Miramar Resources returns high-grade assays from sampling at Chain Pool
Miramar Resources (ASX: M2R) has announced high-grade assays from sampling during an initial reconnaissance field trip to its Chain Pool copper-lead-zinc-silver project in the Gascoyne region of Western Australia.
Samples collected from around the Joy Helen prospect returned best assays of 5.49% copper, 42.0% lead and 73.48 grams per tonne silver and 5.43% copper, 36.7% lead, 36g/t silver and 0.27% zinc.
Diverse potential
Executive chair Allan Kelly said the under-explored project had potential for various commodities and deposit types.
“There has not been any modern or systematic exploration or drilling at Joy Helen despite the presence of high-grade base metal mineralisation,” he said.
“We look forward to getting this tenement granted and uncovering the potential of the project.”
Previous work
The Joy Helen prospect, which contains historic workings and costeans over a strike length of approximately 400 metres, has no outcrop and the prospect is not well-understood.
Drilling in the 1960s intersected lead-copper mineralisation including 1.5m at 13.7% lead and 1.6% copper, however the locations of the drill holes were not recorded.

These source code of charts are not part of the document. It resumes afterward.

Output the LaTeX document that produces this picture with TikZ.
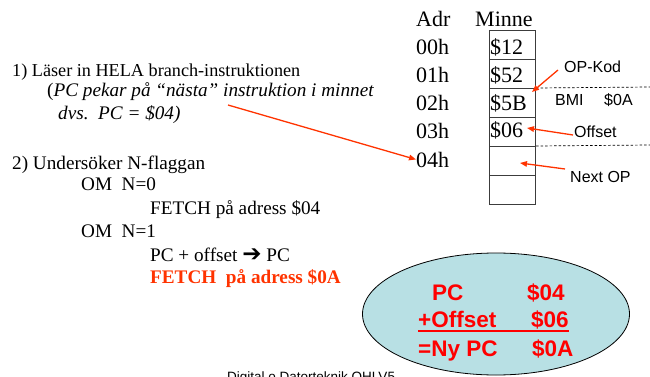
\documentclass[tikz,border=0pt]{standalone}
\usepackage{fontspec}
\setmainfont{Liberation Serif}
\setsansfont{Liberation Sans}
\newfontfamily\symfont{DejaVu Sans}
\usetikzlibrary{arrows.meta,shapes.geometric}
\definecolor{hotred}{RGB}{255,51,0}
\definecolor{sumred}{RGB}{255,0,0}
\definecolor{bubble}{RGB}{184,224,228}
\definecolor{cellline}{RGB}{60,60,60}
\tikzset{
  body/.style={anchor=base west,inner sep=0pt,font=\fontsize{19.2}{22}\selectfont},
  mem/.style={anchor=base west,inner sep=0pt,font=\fontsize{22}{26}\selectfont},
  tag/.style={anchor=base west,inner sep=0pt,font=\sffamily\fontsize{16}{19}\selectfont},
  sum/.style={anchor=base west,inner sep=0pt,text=sumred,font=\sffamily\bfseries\fontsize{22.5}{26}\selectfont},
  cell/.style={draw=cellline,line width=1.1pt,minimum width=46pt,minimum height=29pt,inner sep=0pt,anchor=north west},
  pointer/.style={draw=hotred,line width=1.3pt,-{Triangle[length=7pt,width=5.5pt]}},
  sep/.style={line width=0.7pt,dash pattern=on 2.5pt off 2pt}
}
\begin{document}
\begin{tikzpicture}[x=1pt,y=-1pt]
\useasboundingbox (0,0) rectangle (650,377);

% memory column
\node[mem] (hAdr) at (416,27) {Adr};
\node[mem] (hMinne) at (475,27) {Minne};
\foreach \i/\a in {0/00h,1/01h,2/02h,3/03h,4/04h}{
  \node[mem] (a\i) at (416,55+28*\i) {\a};
}
\foreach \i in {0,...,5}{
  \node[cell] (c\i) at (489,30+29*\i) {};
}
\node[mem] (v0) at (490,55) {\$12};
\node[mem] (v1) at (490,83) {\$52};
\node[mem] (v2) at (490,111) {\$5B};
\node[mem] (v3) at (490,138) {\$06};

% dashed separators around the branch instruction
\coordinate (d1) at (650,87);
\coordinate (d2) at (650,145);
\draw[sep] (c2.north east) -- (d1);
\draw[sep] (c4.north east) -- (d2);

% annotations
\node[tag] (opk) at (564,73) {OP-Kod};
\node[tag] (bmi) at (555,106) {BMI};
\node[tag] (bmiarg) at (604,106) {\$0A};
\node[tag] (offs) at (574,137) {Offset};
\node[tag] (nxt) at (570,182) {Next OP};
\coordinate (opkS) at (558,70);
\coordinate (opkE) at (532,92);
\coordinate (offS) at (573,135);
\coordinate (offE) at (527,128);
\coordinate (nxtS) at (565,169);
\coordinate (nxtE) at (520,163);
\draw[pointer] (opkS) -- (opkE);
\draw[pointer] (offS) -- (offE);
\draw[pointer] (nxtS) -- (nxtE);

% left-hand explanation
\node[body,font=\fontsize{18.2}{22}\selectfont] (l1) at (12,77) {1) Läser in HELA branch-instruktionen};
\node[body] (l2) at (47,97) {(\textit{PC pekar på “nästa” instruktion i minnet}};
\node[body] (l3) at (58,120) {\textit{dvs.\ \ PC = \$04)}};
\node[body] (l4) at (12,169) {2) Undersöker N-flaggan};
\node[body] (l5) at (81,190) {OM\ \ N=0};
\node[body] (l6) at (150,214) {FETCH på adress \$04};
\node[body] (l7) at (81,237) {OM\ \ N=1};
\node[body] (l8) at (150,261) {PC + offset {\symfont\fontsize{23}{24}\selectfont ➔} PC};
\node[body,text=hotred,font=\bfseries\fontsize{19.2}{22}\selectfont] (l9) at (150,283) {FETCH\ \ på adress \$0A};

\coordinate (pcS) at (228,105);
\draw[pointer] (pcS) -- (a4.west);

% address calculation
\node[draw=black,line width=0.8pt,fill=bubble,ellipse,minimum width=267pt,minimum height=122pt,inner sep=0pt] (calc) at (496,314) {};
\node[sum] (s1) at (432,300) {PC};
\node[sum] (s2) at (527,300) {\$04};
\node[sum] (s3) at (418,327) {+Offset};
\node[sum] (s4) at (531,327) {\$06};
\node[sum] (s5) at (418,356) {=Ny PC};
\node[sum] (s6) at (532,356) {\$0A};
\coordinate (ulA) at (418,331);
\coordinate (ulB) at (569,331);
\draw[sumred,line width=1.5pt] (ulA) -- (ulB);

% footer
\node[anchor=base west,inner sep=0pt,font=\sffamily\fontsize{13.5}{16}\selectfont] (foot) at (227,381) {Digital o Datorteknik OHLV5};
\end{tikzpicture}
\end{document}
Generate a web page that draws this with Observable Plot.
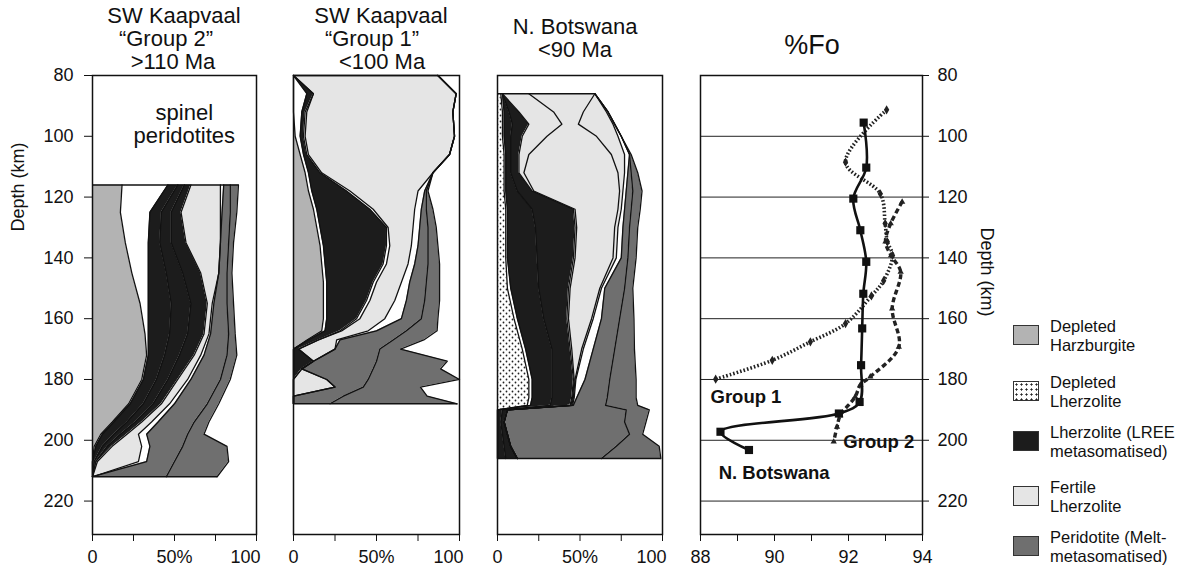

CRA Exploration – which would later become Rio Tinto (ASX: RIO) – collected a limited number of rock chips around the workings in the 1990s and completed a regional stream sediment sampling program further to the north-east.
In the three years up to 2009, Quadrio Resources collected rock chip samples around Joy Helen, which returned significant copper-lead-silver results.
Future plans
Miramar recently collected a limited number of samples from among the workings which contained varying amounts of malachite, azurite, galena, sphalerite, cerussite and barite.
Once the exploration licence over Joy Helen is granted, Mr Kelly said the company would conduct a formal systematic rock chip sampling program and a grid soil survey to determine the potential strike extent of the mineralisation under cover.